Sunday, November 23, 2008

Araştırma


25 Planting 591 - Devam



Kararlaştırdığımız gibi gidip Marran'ın cesedini Şerif'in ofisinden alıp bizim zavallı katırımız Jemeal'e yükleyip Rhennee'lerin kampına geldik. Cesedi Sofia'ya götürdük. Ben Sofia'nın çadırına girmeden dışardaki çapulcu kılıklılardan bir tanesinin Jemeal'e iç geçiren göz süzmeleriyle baktığını gördüm ama birşey diyemeden Caleb kocaman diziyle beni çadırdan içeri itti. İçerde Sofia Marran'ı görünce bi fenalaştı bi ayıldı bayıldı sonrada tıslayan sesiyle bizim köye bi çeşit lanet okuduğunu, bu işi çözdüğümüz zaman laneti kaldıracağını söyledi. Bizim belediye başkanının ağzının tadının ne diye zıkkıma döndüğünüde anlamış olduk. En azından ben anladım. Diğerleri için konuşmayayım.

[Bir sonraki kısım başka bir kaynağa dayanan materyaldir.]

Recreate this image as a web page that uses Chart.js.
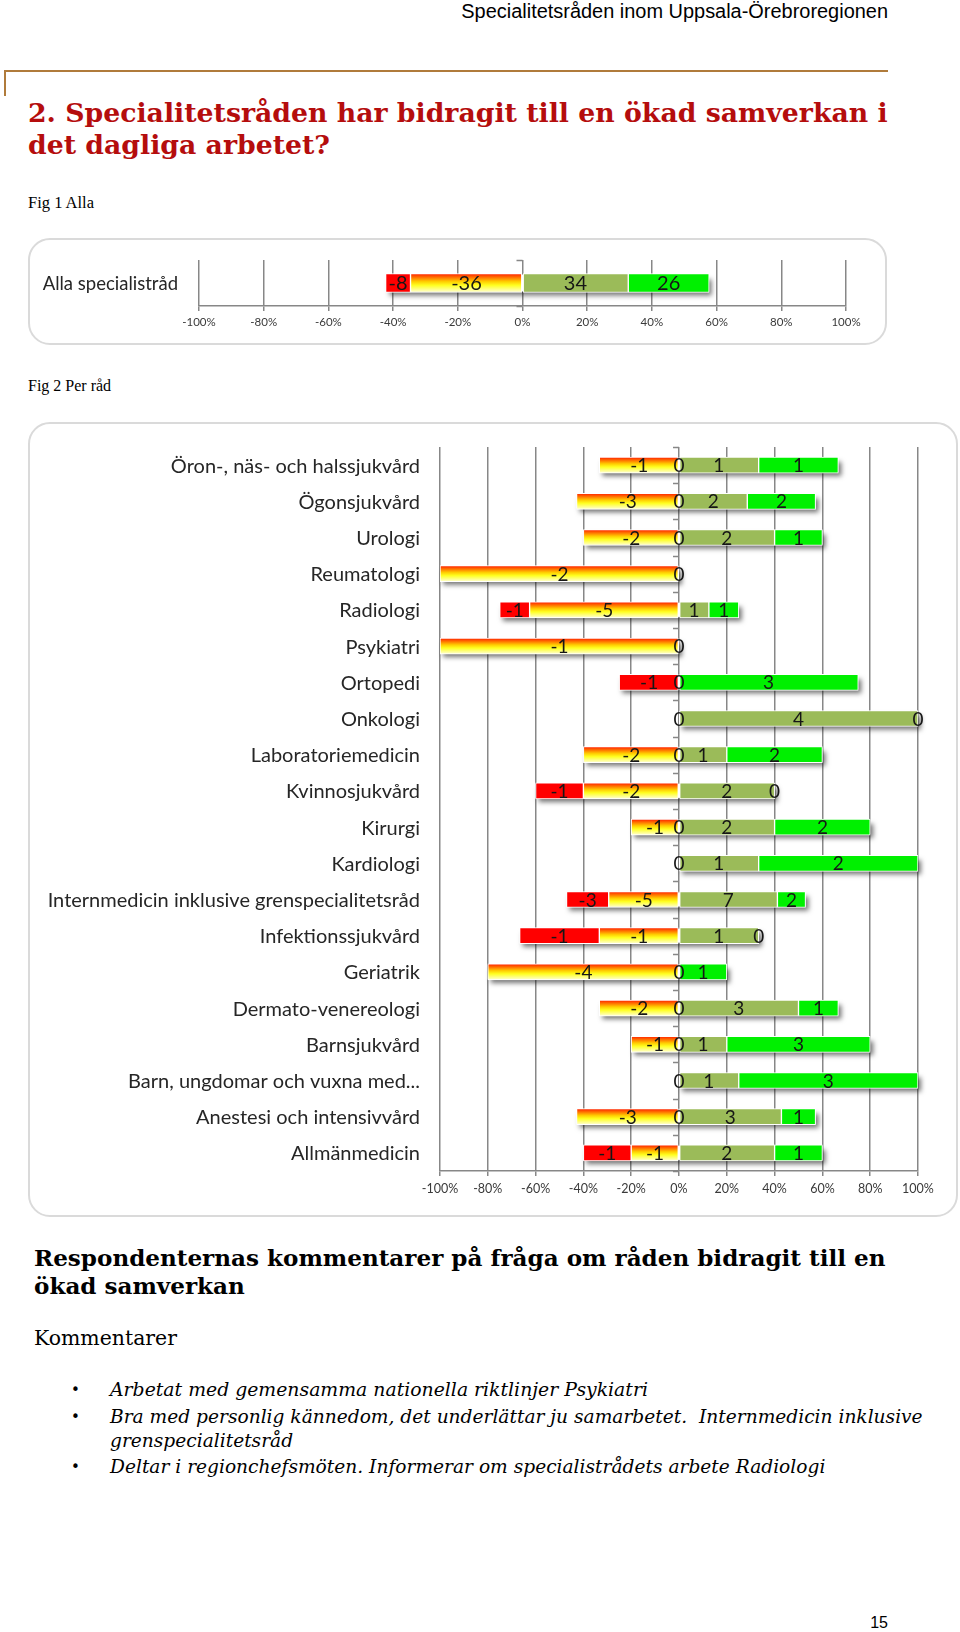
<!DOCTYPE html>
<html lang="sv">
<head>
<meta charset="utf-8">
<title>Specialitetsråden – ökad samverkan</title>
<script src="https://cdn.jsdelivr.net/npm/chart.js@4.4.1/dist/chart.umd.min.js"></script>
<style>
  html, body { margin: 0; padding: 0; background: #fff; }
  body { width: 960px; height: 1632px; position: relative; overflow: hidden; }
  .txt { position: absolute; white-space: nowrap; color: #000; }
  .sans { font-family: "Liberation Sans", Arial, sans-serif; }
  .serif { font-family: "DejaVu Serif", Georgia, serif; }
  .tserif { font-family: "Liberation Serif", "Times New Roman", serif; }
  .rubrik { color: #b50d0d; font-weight: bold; }
  .ram { position: absolute; box-sizing: border-box; border: 2px solid #dadada; border-radius: 22px; }
  canvas { position: absolute; }
  .linje { position: absolute; border-color: #b07b3b; border-style: solid; border-width: 0; }
  .punkt { font-family: "DejaVu Sans", sans-serif; font-size: 15px; line-height: 24px; }
</style>
</head>
<body>

<div class="txt sans" style="right:72px; top:2px; font-size:19px; line-height:19px;" data-w="427">Specialitetsråden inom Uppsala-Örebroregionen</div>
<div class="linje" style="left:4px; top:70px; width:884px; border-top-width:2px;"></div>
<div class="linje" style="left:4px; top:70px; height:26px; border-left-width:2px;"></div>

<div class="txt serif rubrik" style="left:28px; top:97px; font-size:23px; line-height:32px;" data-w="860">2. Specialitetsråden har bidragit till en ökad samverkan i<br>det dagliga arbetet?</div>

<div class="txt tserif" style="left:28px; top:193px; font-size:16px; line-height:20px;" data-w="66">Fig 1 Alla</div>
<div class="ram" style="left:28px; top:238px; width:859px; height:107px;"></div>
<canvas id="fig1" width="859" height="107" style="left:28px; top:238px;"></canvas>

<div class="txt tserif" style="left:28px; top:376px; font-size:16px; line-height:20px;">Fig 2 Per råd</div>
<div class="ram" style="left:28px; top:422px; width:930px; height:795px;"></div>
<canvas id="fig2" width="930" height="795" style="left:28px; top:422px;"></canvas>

<div class="txt serif" style="left:34px; top:1244px; font-size:21px; line-height:28px; font-weight:bold;" data-w="852">Respondenternas kommentarer på fråga om råden bidragit till en<br>ökad samverkan</div>
<div class="txt serif" style="left:34px; top:1326px; font-size:20px; line-height:24px;" data-w="143">Kommentarer</div>

<div class="txt punkt" style="left:71px; top:1378px;">•</div>
<div class="txt serif" style="left:110px; top:1378px; font-size:17px; line-height:24px; font-style:italic;" data-w="538">Arbetat med gemensamma nationella riktlinjer Psykiatri</div>
<div class="txt punkt" style="left:71px; top:1405px;">•</div>
<div class="txt serif" style="left:110px; top:1405px; font-size:17px; line-height:23.5px; font-style:italic;" data-w="813">Bra med personlig kännedom, det underlättar ju samarbetet.&nbsp; Internmedicin inklusive<br>grenspecialitetsråd</div>
<div class="txt punkt" style="left:71px; top:1455px;">•</div>
<div class="txt serif" style="left:110px; top:1455px; font-size:17px; line-height:24px; font-style:italic;" data-w="716">Deltar i regionchefsmöten. Informerar om specialistrådets arbete Radiologi</div>

<div class="txt sans" style="right:72px; top:1615px; font-size:16px; line-height:16px;">15</div>

<script>
// Fig 1 – alla specialistråd (antal svar)
const allaKategorier = ['Alla specialistråd'];
const allaInteAlls = [8];
const allaDelvisInte = [36];
const allaDelvis = [34];
const allaHelt = [26];
const allaNollVidAxeln = [null];

// Fig 2 – per råd (antal svar)
const radKategorier = [
  'Öron-, näs- och halssjukvård', 'Ögonsjukvård', 'Urologi', 'Reumatologi', 'Radiologi',
  'Psykiatri', 'Ortopedi', 'Onkologi', 'Laboratoriemedicin', 'Kvinnosjukvård',
  'Kirurgi', 'Kardiologi', 'Internmedicin inklusive grenspecialitetsråd', 'Infektionssjukvård', 'Geriatrik',
  'Dermato-venereologi', 'Barnsjukvård', 'Barn, ungdomar och vuxna med...', 'Anestesi och intensivvård', 'Allmänmedicin'
];
const radInteAlls   = [0, 0, 0, 0, 1, 0, 1, 0, 0, 1, 0, 0, 3, 1, 0, 0, 0, 0, 0, 1];
const radDelvisInte = [1, 3, 2, 2, 5, 1, 0, 0, 2, 2, 1, 0, 5, 1, 4, 2, 1, 0, 3, 1];
const radDelvis     = [1, 2, 2, 0, 1, 0, 0, 4, 1, 2, 2, 1, 7, 1, 0, 3, 1, 1, 3, 2];
const radHelt       = [1, 2, 1, 0, 1, 0, 3, 0, 2, 0, 2, 2, 2, 0, 1, 1, 3, 3, 1, 1];
// "0"-etiketten som står vid nollaxeln
const radNollVidAxeln = [0, 0, 0, null, null, null, 0, 0, 0, null, 0, 0, null, null, 0, 0, 0, 0, 0, null];

// x-axeln
const skalaMin = -100;
const skalaMax = 100;
const skalaSteg = 20;

const FARG_ROD = '#ff0000';
const FARG_OLIV = '#9bbb59';
const FARG_GRON = '#00f000';
const FARG_RUTNAT = '#878787';

// Passa in texter till uppmätt bredd
document.querySelectorAll('[data-w]').forEach(el => {
  const mal = parseFloat(el.dataset.w);
  const w = el.getBoundingClientRect().width;
  const fs = parseFloat(getComputedStyle(el).fontSize);
  if (w > 0) el.style.fontSize = (fs * mal / w).toFixed(2) + 'px';
});

function gradient(ctx, tjocklek) {
  const chart = ctx.chart;
  const y = chart.scales && chart.scales.y;
  if (!y || ctx.type !== 'data') return '#ffc000';
  const mitt = y.getPixelForValue(ctx.dataIndex);
  if (!isFinite(mitt)) return '#ffc000';
  const g = chart.ctx.createLinearGradient(0, mitt - tjocklek / 2, 0, mitt + tjocklek / 2);
  g.addColorStop(0, '#ff1a00');
  g.addColorStop(0.2, '#ff7000');
  g.addColorStop(0.42, '#ffcc00');
  g.addColorStop(0.62, '#ffff20');
  g.addColorStop(1, '#ffffd8');
  return g;
}

// Skugga under hela stapeln + små streck på nollaxeln
const skuggPlugin = {
  id: 'skugga',
  beforeDatasetsDraw(chart, args, opts) {
    const { ctx, scales: { x, y } } = chart;
    ctx.save();
    const x0 = x.getPixelForValue(0);
    ctx.strokeStyle = FARG_RUTNAT;
    ctx.lineWidth = 1.5;
    for (let k = 0; k <= opts.rader.length; k++) {
      const yy = Math.round(y.getPixelForValue(k - 0.5)) + 0.5;
      ctx.beginPath();
      ctx.moveTo(x0 - 6, yy);
      ctx.lineTo(x0, yy);
      ctx.stroke();
    }
    ctx.shadowColor = 'rgba(0,0,0,0.55)';
    ctx.shadowBlur = 5;
    ctx.shadowOffsetX = 3;
    ctx.shadowOffsetY = 4;
    ctx.fillStyle = '#ffffff';
    opts.rader.forEach((r, i) => {
      const neg = -(r.inteAlls + r.delvisInte) / r.total * 100;
      const pos = (r.delvis + r.helt) / r.total * 100;
      const xa = x.getPixelForValue(neg), xb = x.getPixelForValue(pos);
      const yc = y.getPixelForValue(i);
      ctx.fillRect(xa, yc - opts.stapel / 2 + 1, xb - xa, opts.stapel - 2);
    });
    ctx.restore();
  }
};

// Värdeetiketter (antal) mitt i varje segment
const etikettPlugin = {
  id: 'etiketter',
  afterDatasetsDraw(chart, args, opts) {
    const { ctx, scales: { x, y } } = chart;
    ctx.save();
    ctx.font = opts.font;
    ctx.fillStyle = '#161616';
    ctx.textAlign = 'center';
    ctx.textBaseline = 'middle';
    const skriv = (txt, v, yc) => ctx.fillText(txt, x.getPixelForValue(v), yc);
    opts.rader.forEach((r, i) => {
      const yc = y.getPixelForValue(i) + opts.dy;
      const a = r.delvisInte / r.total * 100;
      const b = r.inteAlls / r.total * 100;
      const c = r.delvis / r.total * 100;
      const d = r.helt / r.total * 100;
      if (r.delvisInte) skriv('-' + r.delvisInte, -a / 2, yc);
      if (r.inteAlls) skriv('-' + r.inteAlls, -a - b / 2, yc);
      if (r.noll !== null) skriv(String(r.noll), 0, yc);
      if (r.delvis) skriv(String(r.delvis), c / 2, yc);
      skriv(String(r.helt), c + d / 2, yc);
    });
    ctx.restore();
  }
};

function byggDiagram(id, kategorier, inteAlls, delvisInte, delvis, helt, noll, s) {
  const rader = kategorier.map((_, i) => ({
    inteAlls: inteAlls[i], delvisInte: delvisInte[i], delvis: delvis[i], helt: helt[i], noll: noll[i],
    total: inteAlls[i] + delvisInte[i] + delvis[i] + helt[i]
  }));
  const andel = (arr, tecken) => rader.map((r, i) => arr[i] ? tecken * arr[i] / r.total * 100 : null);
  const gemensamt = { barThickness: s.stapel, borderColor: '#ffffff', borderWidth: 1, borderSkipped: false };

  return new Chart(document.getElementById(id), {
    type: 'bar',
    data: {
      labels: kategorier,
      datasets: [
        { label: 'Instämmer delvis inte', data: andel(delvisInte, -1), backgroundColor: c => gradient(c, s.stapel), ...gemensamt },
        { label: 'Instämmer inte alls', data: andel(inteAlls, -1), backgroundColor: FARG_ROD, ...gemensamt },
        { label: 'Instämmer delvis', data: andel(delvis, 1), backgroundColor: FARG_OLIV, ...gemensamt },
        { label: 'Instämmer helt', data: andel(helt, 1), backgroundColor: FARG_GRON, ...gemensamt }
      ]
    },
    options: {
      indexAxis: 'y',
      responsive: false,
      animation: false,
      events: [],
      layout: { padding: { top: s.top, right: s.right, bottom: 0, left: 0 } },
      plugins: {
        legend: { display: false },
        tooltip: { enabled: false },
        skugga: { rader, stapel: s.stapel },
        etiketter: { rader, font: s.etikettFont, dy: s.etikettDy }
      },
      scales: {
        x: {
          stacked: true,
          min: skalaMin,
          max: skalaMax,
          ticks: {
            stepSize: skalaSteg,
            callback: v => v + '%',
            font: { family: 'Lato', size: s.tickStorlek },
            color: '#3a3a3a',
            padding: s.tickPadding,
            maxRotation: 0,
            autoSkip: false
          },
          grid: { color: FARG_RUTNAT, lineWidth: 1.5, tickLength: 5, drawTicks: true },
          border: { display: true, color: FARG_RUTNAT, width: 1.5 },
          afterFit: sc => { sc.height = s.xHojd; sc.paddingLeft = 0; sc.paddingRight = 0; }
        },
        y: {
          stacked: true,
          ticks: {
            font: { family: 'Lato', size: s.katStorlek },
            color: '#262626',
            padding: s.katPadding,
            labelOffset: s.katDy,
            autoSkip: false
          },
          grid: { display: false, drawTicks: false },
          border: { display: false },
          afterFit: sc => { sc.width = s.yBredd; sc.paddingTop = 0; sc.paddingBottom = 0; }
        }
      }
    },
    plugins: [skuggPlugin, etikettPlugin]
  });
}

byggDiagram('fig1', allaKategorier, allaInteAlls, allaDelvisInte, allaDelvis, allaHelt, allaNollVidAxeln, {
  stapel: 19, top: 22, right: 41, xHojd: 39, yBredd: 171,
  katStorlek: 18.5, katPadding: 21, katDy: 1,
  tickStorlek: 11.5, tickPadding: 4,
  etikettFont: '20px Lato', etikettDy: 1
});

byggDiagram('fig2', radKategorier, radInteAlls, radDelvisInte, radDelvis, radHelt, radNollVidAxeln, {
  stapel: 16, top: 25, right: 40, xHojd: 46, yBredd: 412,
  katStorlek: 20, katPadding: 20, katDy: 1,
  tickStorlek: 12.5, tickPadding: 5,
  etikettFont: '19px Lato', etikettDy: 1
});
</script>
</body>
</html>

Sofia'nın yanından çıktığımızda ise korktuğumuz başımıza geldi. Bizim Jemeal'in yerinde yeller esiyordu. Ben içten içe o katırın bi daha bize dönmeyeceğini anlamıştım ama genede elimizden geldiğince bağırıp çağırıp geri almaya çalıştık. Tabiki çabalarımız sonuç vermedi. İçeri girerken gördüğümüz kılıksız herifi ise taa uzakta kuşağını toparlarken gördüm gibi geldi. Çok yazık oldu Jemeal'e.

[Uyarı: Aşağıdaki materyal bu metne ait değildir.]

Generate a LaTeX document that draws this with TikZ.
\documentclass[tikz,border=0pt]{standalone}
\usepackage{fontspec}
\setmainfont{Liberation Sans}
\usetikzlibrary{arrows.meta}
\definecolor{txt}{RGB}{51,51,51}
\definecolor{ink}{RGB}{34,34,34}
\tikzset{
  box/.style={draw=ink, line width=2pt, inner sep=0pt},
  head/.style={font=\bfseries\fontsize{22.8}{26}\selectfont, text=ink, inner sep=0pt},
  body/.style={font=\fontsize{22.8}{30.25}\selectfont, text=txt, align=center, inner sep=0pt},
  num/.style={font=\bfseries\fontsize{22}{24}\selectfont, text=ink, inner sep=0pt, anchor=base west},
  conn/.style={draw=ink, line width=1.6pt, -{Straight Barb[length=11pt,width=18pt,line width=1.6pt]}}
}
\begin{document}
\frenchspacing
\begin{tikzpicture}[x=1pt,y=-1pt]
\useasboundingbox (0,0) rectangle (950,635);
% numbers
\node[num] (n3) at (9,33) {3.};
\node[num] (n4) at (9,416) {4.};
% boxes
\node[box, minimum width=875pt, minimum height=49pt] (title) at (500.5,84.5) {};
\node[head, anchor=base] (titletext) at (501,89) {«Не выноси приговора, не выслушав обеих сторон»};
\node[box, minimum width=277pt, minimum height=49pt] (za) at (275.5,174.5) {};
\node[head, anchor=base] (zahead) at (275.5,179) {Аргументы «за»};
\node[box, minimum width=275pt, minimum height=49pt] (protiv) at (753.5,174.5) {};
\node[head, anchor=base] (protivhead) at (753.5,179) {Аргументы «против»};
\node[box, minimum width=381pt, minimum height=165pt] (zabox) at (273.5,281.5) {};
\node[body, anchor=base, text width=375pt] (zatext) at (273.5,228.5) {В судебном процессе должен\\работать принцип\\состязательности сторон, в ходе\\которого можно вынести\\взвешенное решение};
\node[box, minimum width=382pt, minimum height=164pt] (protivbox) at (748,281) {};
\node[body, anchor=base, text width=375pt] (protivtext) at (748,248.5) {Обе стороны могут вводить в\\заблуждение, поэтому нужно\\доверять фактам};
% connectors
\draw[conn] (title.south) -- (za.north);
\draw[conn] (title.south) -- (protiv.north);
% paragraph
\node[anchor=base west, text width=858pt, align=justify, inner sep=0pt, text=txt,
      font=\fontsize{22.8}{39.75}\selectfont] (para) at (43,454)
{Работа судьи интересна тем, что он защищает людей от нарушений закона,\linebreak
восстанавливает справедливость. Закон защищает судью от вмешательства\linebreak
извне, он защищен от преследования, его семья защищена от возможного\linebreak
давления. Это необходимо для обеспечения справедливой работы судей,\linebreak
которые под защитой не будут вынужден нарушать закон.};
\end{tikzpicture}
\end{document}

Köye geri dönünce bizim köyün otlaklarında Harlinn'in hayvanlarını otlattığı yerlerde araştıma yaptık. Bir kaç ipucu bulduk sayılır ama hala parçaların hepsini biraraya getirip mantıklı bir sonuç bulmaktan oldukça uzağız. Anlayabildiğimiz kadar burda bazı eski ağaç kovuklarını depo olarak kullanmışlar. Yapabildiğimiz en yakın tahmin işin içinde bir kaçakçılık hikayesi olabileceği. Ama kim ne getirip saklamış, nereye götürmüş bilmiyorum. Ve bizim zavallı Harlinn'de hayvanlarını otlatırken burda bişeylere şahit olmuş olabilir. Ve görmemesi gereken birşeyler gördüyse de...

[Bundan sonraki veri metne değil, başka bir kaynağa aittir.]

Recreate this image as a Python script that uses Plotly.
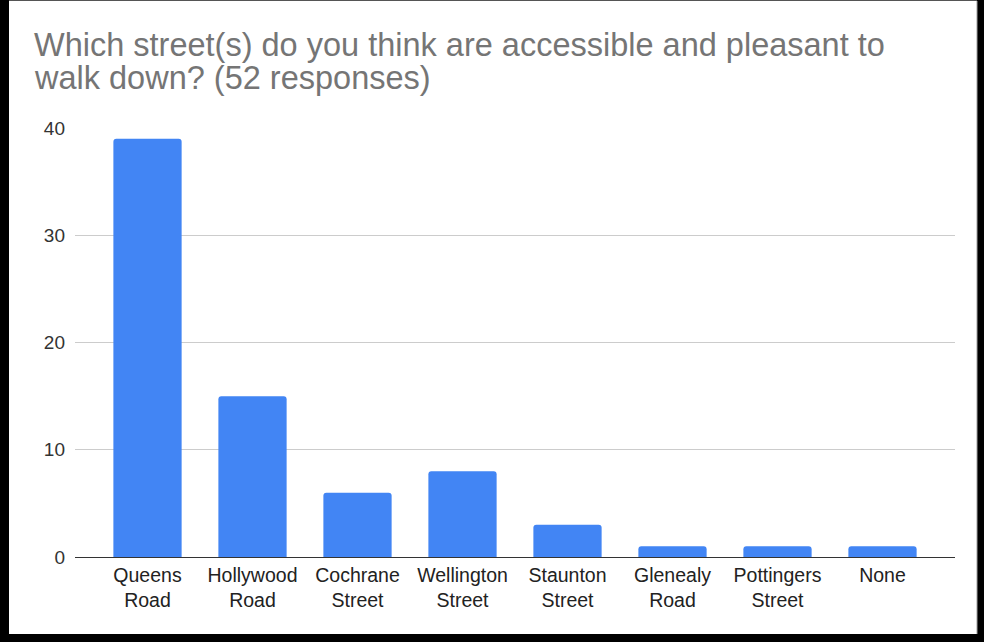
import plotly.graph_objects as go

# Survey answers: streets considered accessible and pleasant to walk down
streets = ["Queens<br>Road", "Hollywood<br>Road", "Cochrane<br>Street", "Wellington<br>Street",
           "Staunton<br>Street", "Glenealy<br>Road", "Pottingers<br>Street", "None"]
responses = [39, 15, 6, 8, 3, 1, 1, 1]
y_ticks = [0, 10, 20, 30, 40]
title_lines = ["Which street(s) do you think are accessible and pleasant to",
               "walk down? (52 responses)"]

W, H = 984, 642
L, R, T, B = 75, 29, 128, 85
plot_w = W - L - R
plot_h = H - T - B


def px_x(px):
    return (px - L) / plot_w


def px_y(py):
    return (H - B - py) / plot_h


fig = go.Figure(go.Bar(
    x=list(range(len(streets))),
    y=responses,
    marker=dict(color="#4285F4", line=dict(width=0)),
    hoverinfo="x+y",
))

pad = 20 / 105  # gridlines run a little past the outer bars

fig.update_layout(
    width=W, height=H,
    margin=dict(l=L, r=R, t=T, b=B, pad=0),
    paper_bgcolor="#000000",
    plot_bgcolor="rgba(0,0,0,0)",
    bargap=0.35,
    barcornerradius=3,
    showlegend=False,
    font=dict(family="Liberation Sans, Arial, sans-serif", size=19, color="#222222"),
    xaxis=dict(
        tickmode="array",
        tickvals=list(range(len(streets))),
        ticktext=streets,
        range=[-0.5 - pad, len(streets) - 0.5 + pad],
        showgrid=False, zeroline=False, showline=False,
        ticks="", ticklen=0,
        ticklabelstandoff=4,
        tickfont=dict(size=19.5, color="#222222"),
        fixedrange=True,
    ),
    yaxis=dict(
        range=[0, 40],
        tickvals=y_ticks,
        showgrid=True, gridcolor="#cccccc", gridwidth=1,
        zeroline=True, zerolinecolor="#333333", zerolinewidth=1.4,
        showline=False, ticks="", ticklen=0,
        ticklabelstandoff=9,
        tickfont=dict(size=19, color="#333333"),
        fixedrange=True,
    ),
    shapes=[
        # white card sitting on the dark frame
        dict(type="rect", xref="paper", yref="paper", layer="below",
             x0=px_x(9), x1=px_x(977), y0=px_y(634), y1=px_y(1),
             fillcolor="#ffffff", line=dict(width=0)),
        dict(type="line", xref="paper", yref="paper", layer="below",
             x0=px_x(977), x1=px_x(977), y0=px_y(634), y1=px_y(1),
             line=dict(color="#9e9e9e", width=1)),
        dict(type="line", xref="paper", yref="paper", layer="below",
             x0=px_x(9), x1=px_x(977), y0=px_y(0.5), y1=px_y(0.5),
             line=dict(color="#555555", width=1)),
    ],
    annotations=[
        dict(text=title_lines[0], xref="paper", yref="paper",
             x=px_x(32), y=px_y(45), xanchor="left", yanchor="middle",
             showarrow=False, font=dict(size=32.5, color="#757575")),
        dict(text=title_lines[1], xref="paper", yref="paper",
             x=px_x(32), y=px_y(78), xanchor="left", yanchor="middle",
             showarrow=False, font=dict(size=32.5, color="#757575")),
    ],
)

fig.write_html("out.html", config={"displayModeBar": False})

Yarın Harlinn'in Tomlinn abisi Furyondy'den buraya geliyor. Onunla konuşmaya karar verdik. Bu iki kardeşin ailesinin yıllar önce bir takım ayin mayin işleriyle uğraştıklarını anlatır dururlardı. Ne olup bittiğini kimsenin doğru dürüst bildiğini ise zannetmiyorum. Abisine ailesinin başına ne geldiğini sorarak öğrenmek en doğrusu olacak. Küçük bi ihtimal ama belki o günlerden kalan bir hesaplaşma olabilir.

Şu anda hala o otlaklardayız. Ben nöbetteyim, Kira ve Caleb uyuyorlar. bir pipo yaktım ve uzaktaki ırmağın üzerindeki yakamozları seyrediyorum.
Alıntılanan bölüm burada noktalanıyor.